WHAT NEEDS TO BE DONE
Repeat the material exactly from its first line to the line that includes "0.1, 0.08, 0.06, 0.05, 0.04];". Skip pictures.

[start MATERIAL PROVIDED]

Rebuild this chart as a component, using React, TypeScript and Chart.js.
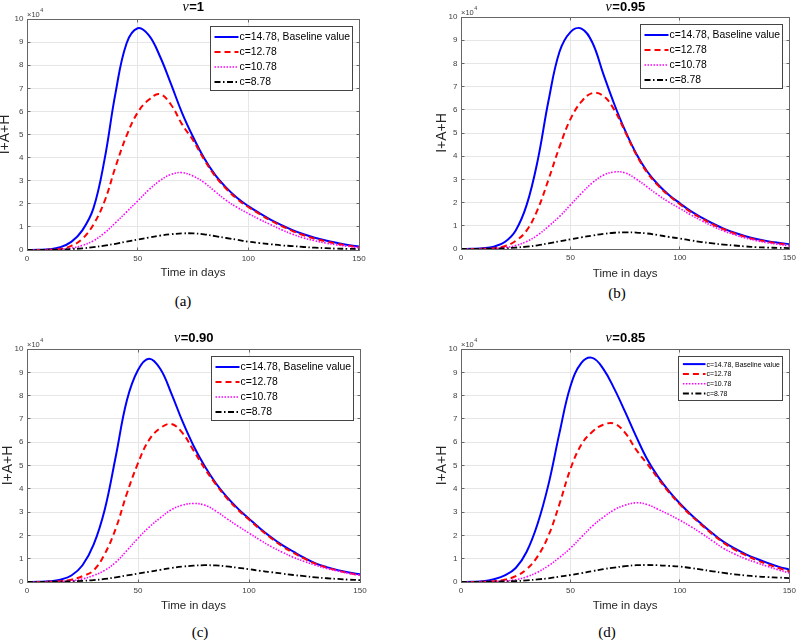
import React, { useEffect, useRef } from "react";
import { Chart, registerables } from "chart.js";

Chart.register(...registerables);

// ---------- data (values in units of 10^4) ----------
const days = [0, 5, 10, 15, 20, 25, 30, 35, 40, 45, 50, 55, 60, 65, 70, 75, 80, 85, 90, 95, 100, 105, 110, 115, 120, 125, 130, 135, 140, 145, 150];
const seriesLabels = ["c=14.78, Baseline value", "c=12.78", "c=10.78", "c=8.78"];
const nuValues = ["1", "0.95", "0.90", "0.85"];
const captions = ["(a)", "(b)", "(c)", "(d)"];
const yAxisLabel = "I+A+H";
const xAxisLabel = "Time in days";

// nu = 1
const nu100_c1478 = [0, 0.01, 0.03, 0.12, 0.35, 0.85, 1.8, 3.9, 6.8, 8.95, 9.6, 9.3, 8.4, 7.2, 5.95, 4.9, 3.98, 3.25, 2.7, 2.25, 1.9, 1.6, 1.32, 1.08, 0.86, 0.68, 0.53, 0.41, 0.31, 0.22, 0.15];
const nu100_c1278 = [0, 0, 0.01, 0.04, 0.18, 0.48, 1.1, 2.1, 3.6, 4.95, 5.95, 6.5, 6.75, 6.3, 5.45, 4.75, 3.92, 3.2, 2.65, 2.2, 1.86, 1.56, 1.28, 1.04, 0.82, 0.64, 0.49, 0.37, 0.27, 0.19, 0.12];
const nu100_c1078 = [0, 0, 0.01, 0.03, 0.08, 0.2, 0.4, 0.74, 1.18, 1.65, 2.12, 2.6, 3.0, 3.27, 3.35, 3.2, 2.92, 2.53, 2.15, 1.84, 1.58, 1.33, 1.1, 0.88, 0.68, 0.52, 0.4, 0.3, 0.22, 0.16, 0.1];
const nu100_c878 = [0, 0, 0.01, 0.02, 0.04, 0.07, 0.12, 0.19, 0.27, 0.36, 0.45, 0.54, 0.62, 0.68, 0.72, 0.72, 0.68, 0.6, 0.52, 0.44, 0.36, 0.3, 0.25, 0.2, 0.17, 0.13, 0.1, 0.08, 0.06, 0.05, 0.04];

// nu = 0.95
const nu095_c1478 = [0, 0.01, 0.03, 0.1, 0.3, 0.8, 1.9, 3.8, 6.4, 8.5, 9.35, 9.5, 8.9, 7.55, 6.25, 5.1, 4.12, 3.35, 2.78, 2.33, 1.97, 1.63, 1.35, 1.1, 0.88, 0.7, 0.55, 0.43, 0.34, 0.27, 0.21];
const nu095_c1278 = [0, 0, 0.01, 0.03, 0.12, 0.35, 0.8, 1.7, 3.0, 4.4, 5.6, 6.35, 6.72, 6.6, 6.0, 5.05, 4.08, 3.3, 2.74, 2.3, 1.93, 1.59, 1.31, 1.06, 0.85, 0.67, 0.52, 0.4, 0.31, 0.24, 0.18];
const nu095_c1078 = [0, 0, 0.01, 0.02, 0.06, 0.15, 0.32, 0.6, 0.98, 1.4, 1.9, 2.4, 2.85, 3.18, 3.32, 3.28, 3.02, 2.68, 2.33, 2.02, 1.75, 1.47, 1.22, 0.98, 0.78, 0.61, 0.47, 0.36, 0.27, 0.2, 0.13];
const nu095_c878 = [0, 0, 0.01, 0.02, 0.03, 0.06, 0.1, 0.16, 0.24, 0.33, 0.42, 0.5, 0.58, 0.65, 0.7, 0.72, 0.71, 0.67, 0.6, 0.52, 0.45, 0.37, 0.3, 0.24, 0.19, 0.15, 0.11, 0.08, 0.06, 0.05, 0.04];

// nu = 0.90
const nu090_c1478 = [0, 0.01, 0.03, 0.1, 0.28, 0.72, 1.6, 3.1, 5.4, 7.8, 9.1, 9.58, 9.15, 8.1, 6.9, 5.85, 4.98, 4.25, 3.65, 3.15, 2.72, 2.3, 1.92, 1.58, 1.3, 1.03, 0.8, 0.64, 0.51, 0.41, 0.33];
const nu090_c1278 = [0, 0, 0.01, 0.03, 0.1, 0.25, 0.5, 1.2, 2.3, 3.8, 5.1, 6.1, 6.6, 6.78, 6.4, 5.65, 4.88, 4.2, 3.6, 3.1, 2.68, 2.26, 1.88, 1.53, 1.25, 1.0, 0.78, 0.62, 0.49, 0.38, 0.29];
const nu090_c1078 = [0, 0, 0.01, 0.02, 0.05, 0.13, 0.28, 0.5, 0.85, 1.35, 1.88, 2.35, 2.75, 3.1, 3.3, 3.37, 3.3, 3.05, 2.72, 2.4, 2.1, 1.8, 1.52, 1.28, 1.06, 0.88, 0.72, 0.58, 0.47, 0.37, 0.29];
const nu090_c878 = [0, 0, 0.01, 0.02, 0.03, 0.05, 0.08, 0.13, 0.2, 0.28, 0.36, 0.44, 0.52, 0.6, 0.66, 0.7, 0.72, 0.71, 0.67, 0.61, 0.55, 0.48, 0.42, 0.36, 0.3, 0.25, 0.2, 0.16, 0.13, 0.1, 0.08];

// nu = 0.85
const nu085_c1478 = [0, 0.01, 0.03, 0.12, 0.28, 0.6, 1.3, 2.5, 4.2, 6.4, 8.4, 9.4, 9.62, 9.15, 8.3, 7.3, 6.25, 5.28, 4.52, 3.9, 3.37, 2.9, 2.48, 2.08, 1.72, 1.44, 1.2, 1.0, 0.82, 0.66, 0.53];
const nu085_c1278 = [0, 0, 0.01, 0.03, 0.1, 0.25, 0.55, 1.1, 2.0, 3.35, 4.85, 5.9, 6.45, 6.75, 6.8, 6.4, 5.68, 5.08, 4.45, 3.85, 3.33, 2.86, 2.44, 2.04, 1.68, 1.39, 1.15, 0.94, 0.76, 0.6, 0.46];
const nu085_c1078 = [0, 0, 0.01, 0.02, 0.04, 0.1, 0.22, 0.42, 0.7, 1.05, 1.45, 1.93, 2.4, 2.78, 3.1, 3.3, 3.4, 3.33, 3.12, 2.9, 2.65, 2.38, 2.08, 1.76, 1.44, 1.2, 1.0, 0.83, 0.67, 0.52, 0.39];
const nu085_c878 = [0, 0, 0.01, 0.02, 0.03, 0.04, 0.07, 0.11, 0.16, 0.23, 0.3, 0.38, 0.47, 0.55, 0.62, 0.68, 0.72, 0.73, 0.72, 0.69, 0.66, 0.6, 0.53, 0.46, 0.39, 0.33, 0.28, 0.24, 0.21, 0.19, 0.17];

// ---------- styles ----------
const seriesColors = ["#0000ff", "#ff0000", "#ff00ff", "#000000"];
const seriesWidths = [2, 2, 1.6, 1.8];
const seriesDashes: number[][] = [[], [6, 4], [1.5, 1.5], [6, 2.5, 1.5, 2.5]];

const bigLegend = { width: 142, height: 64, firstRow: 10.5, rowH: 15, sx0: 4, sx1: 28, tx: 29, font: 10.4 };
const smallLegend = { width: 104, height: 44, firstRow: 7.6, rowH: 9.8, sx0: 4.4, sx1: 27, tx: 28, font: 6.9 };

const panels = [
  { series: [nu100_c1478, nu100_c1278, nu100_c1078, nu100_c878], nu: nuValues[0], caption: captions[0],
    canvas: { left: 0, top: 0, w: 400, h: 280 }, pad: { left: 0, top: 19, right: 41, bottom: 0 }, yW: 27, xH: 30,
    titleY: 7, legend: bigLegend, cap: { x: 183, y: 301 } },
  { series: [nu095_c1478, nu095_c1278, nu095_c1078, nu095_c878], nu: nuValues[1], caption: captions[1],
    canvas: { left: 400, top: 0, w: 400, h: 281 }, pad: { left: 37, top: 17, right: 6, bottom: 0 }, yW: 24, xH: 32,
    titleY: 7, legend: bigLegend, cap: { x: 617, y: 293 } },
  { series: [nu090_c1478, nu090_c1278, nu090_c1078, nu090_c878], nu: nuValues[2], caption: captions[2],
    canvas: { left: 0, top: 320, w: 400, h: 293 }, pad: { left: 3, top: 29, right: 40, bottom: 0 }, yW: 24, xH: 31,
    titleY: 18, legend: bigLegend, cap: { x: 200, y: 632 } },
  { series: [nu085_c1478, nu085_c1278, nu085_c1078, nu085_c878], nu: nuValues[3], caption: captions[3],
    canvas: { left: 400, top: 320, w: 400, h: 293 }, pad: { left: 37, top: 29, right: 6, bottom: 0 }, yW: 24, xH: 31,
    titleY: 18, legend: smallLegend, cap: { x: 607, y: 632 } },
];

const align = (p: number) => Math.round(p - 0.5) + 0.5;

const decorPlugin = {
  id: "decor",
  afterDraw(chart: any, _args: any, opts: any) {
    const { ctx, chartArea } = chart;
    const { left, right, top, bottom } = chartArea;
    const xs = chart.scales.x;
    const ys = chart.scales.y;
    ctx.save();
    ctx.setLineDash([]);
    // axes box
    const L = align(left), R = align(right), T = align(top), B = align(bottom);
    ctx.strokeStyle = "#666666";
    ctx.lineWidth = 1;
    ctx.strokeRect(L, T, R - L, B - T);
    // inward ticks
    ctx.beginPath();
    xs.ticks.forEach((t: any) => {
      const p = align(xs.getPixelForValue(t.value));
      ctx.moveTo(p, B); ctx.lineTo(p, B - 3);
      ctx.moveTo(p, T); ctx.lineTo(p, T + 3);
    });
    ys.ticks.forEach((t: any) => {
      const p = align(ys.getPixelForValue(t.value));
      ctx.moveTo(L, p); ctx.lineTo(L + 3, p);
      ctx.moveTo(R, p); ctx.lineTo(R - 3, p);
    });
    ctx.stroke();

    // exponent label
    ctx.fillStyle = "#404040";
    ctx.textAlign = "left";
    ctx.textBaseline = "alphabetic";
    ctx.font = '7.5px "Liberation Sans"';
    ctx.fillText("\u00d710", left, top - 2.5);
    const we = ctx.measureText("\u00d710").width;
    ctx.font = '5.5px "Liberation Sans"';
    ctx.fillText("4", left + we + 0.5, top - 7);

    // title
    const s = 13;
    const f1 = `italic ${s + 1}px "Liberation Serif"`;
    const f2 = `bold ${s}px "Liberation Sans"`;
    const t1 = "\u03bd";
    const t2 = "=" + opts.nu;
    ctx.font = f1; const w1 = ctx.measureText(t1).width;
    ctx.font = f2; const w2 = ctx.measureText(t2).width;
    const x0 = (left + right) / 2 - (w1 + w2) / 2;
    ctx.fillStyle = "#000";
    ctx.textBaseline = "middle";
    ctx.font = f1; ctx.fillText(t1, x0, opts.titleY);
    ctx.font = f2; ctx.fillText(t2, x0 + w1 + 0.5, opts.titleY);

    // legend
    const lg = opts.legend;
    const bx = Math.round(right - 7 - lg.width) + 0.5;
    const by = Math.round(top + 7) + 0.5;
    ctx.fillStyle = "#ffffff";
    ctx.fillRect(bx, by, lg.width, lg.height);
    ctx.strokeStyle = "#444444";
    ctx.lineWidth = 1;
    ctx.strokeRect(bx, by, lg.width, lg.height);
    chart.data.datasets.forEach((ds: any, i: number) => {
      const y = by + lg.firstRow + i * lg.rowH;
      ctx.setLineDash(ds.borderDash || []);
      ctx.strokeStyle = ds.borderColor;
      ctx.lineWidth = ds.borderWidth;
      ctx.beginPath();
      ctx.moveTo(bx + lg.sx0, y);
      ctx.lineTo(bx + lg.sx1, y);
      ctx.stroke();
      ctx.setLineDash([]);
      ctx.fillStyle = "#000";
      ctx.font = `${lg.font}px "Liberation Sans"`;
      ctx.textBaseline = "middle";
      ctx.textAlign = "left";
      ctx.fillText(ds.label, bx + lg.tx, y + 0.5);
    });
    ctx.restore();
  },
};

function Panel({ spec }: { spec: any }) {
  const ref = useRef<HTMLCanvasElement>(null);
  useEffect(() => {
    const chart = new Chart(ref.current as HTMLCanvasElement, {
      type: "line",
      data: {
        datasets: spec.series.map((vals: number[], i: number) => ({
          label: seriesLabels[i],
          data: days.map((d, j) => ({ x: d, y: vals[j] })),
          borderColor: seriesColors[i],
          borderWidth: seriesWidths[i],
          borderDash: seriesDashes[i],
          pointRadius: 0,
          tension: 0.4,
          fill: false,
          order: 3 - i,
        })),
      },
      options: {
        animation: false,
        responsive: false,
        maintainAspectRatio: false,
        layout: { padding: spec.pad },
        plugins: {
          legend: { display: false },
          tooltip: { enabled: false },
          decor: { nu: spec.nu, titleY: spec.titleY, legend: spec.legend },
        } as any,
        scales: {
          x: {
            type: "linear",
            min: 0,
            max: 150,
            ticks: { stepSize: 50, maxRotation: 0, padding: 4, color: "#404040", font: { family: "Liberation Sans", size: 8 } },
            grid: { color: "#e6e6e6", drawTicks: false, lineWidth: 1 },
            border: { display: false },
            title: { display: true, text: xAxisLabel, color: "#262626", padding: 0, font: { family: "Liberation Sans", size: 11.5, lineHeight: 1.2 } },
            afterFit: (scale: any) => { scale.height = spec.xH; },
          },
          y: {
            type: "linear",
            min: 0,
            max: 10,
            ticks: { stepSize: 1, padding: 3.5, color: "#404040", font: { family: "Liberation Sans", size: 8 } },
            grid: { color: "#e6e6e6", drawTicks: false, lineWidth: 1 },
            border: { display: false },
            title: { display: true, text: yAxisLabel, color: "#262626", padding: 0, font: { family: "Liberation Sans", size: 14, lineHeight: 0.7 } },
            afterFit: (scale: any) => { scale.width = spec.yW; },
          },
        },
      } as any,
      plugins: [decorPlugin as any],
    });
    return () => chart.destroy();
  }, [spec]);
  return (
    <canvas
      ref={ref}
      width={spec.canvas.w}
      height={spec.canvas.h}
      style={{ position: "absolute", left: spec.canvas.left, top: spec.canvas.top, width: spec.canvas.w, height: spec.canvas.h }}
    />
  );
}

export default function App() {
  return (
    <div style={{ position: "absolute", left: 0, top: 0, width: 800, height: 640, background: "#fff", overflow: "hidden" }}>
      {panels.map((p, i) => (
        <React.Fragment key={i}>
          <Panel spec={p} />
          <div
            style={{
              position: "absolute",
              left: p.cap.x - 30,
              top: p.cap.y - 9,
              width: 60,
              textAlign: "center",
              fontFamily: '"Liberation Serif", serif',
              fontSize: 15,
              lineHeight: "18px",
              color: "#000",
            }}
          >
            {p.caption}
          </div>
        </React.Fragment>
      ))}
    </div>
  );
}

[end MATERIAL PROVIDED]

ANSWER BELOW
Rebuild this chart as a component, using React, TypeScript and Chart.js.
import React, { useEffect, useRef } from "react";
import { Chart, registerables } from "chart.js";

Chart.register(...registerables);

// ---------- data (values in units of 10^4) ----------
const days = [0, 5, 10, 15, 20, 25, 30, 35, 40, 45, 50, 55, 60, 65, 70, 75, 80, 85, 90, 95, 100, 105, 110, 115, 120, 125, 130, 135, 140, 145, 150];
const seriesLabels = ["c=14.78, Baseline value", "c=12.78", "c=10.78", "c=8.78"];
const nuValues = ["1", "0.95", "0.90", "0.85"];
const captions = ["(a)", "(b)", "(c)", "(d)"];
const yAxisLabel = "I+A+H";
const xAxisLabel = "Time in days";

// nu = 1
const nu100_c1478 = [0, 0.01, 0.03, 0.12, 0.35, 0.85, 1.8, 3.9, 6.8, 8.95, 9.6, 9.3, 8.4, 7.2, 5.95, 4.9, 3.98, 3.25, 2.7, 2.25, 1.9, 1.6, 1.32, 1.08, 0.86, 0.68, 0.53, 0.41, 0.31, 0.22, 0.15];
const nu100_c1278 = [0, 0, 0.01, 0.04, 0.18, 0.48, 1.1, 2.1, 3.6, 4.95, 5.95, 6.5, 6.75, 6.3, 5.45, 4.75, 3.92, 3.2, 2.65, 2.2, 1.86, 1.56, 1.28, 1.04, 0.82, 0.64, 0.49, 0.37, 0.27, 0.19, 0.12];
const nu100_c1078 = [0, 0, 0.01, 0.03, 0.08, 0.2, 0.4, 0.74, 1.18, 1.65, 2.12, 2.6, 3.0, 3.27, 3.35, 3.2, 2.92, 2.53, 2.15, 1.84, 1.58, 1.33, 1.1, 0.88, 0.68, 0.52, 0.4, 0.3, 0.22, 0.16, 0.1];
const nu100_c878 = [0, 0, 0.01, 0.02, 0.04, 0.07, 0.12, 0.19, 0.27, 0.36, 0.45, 0.54, 0.62, 0.68, 0.72, 0.72, 0.68, 0.6, 0.52, 0.44, 0.36, 0.3, 0.25, 0.2, 0.17, 0.13, 0.1, 0.08, 0.06, 0.05, 0.04];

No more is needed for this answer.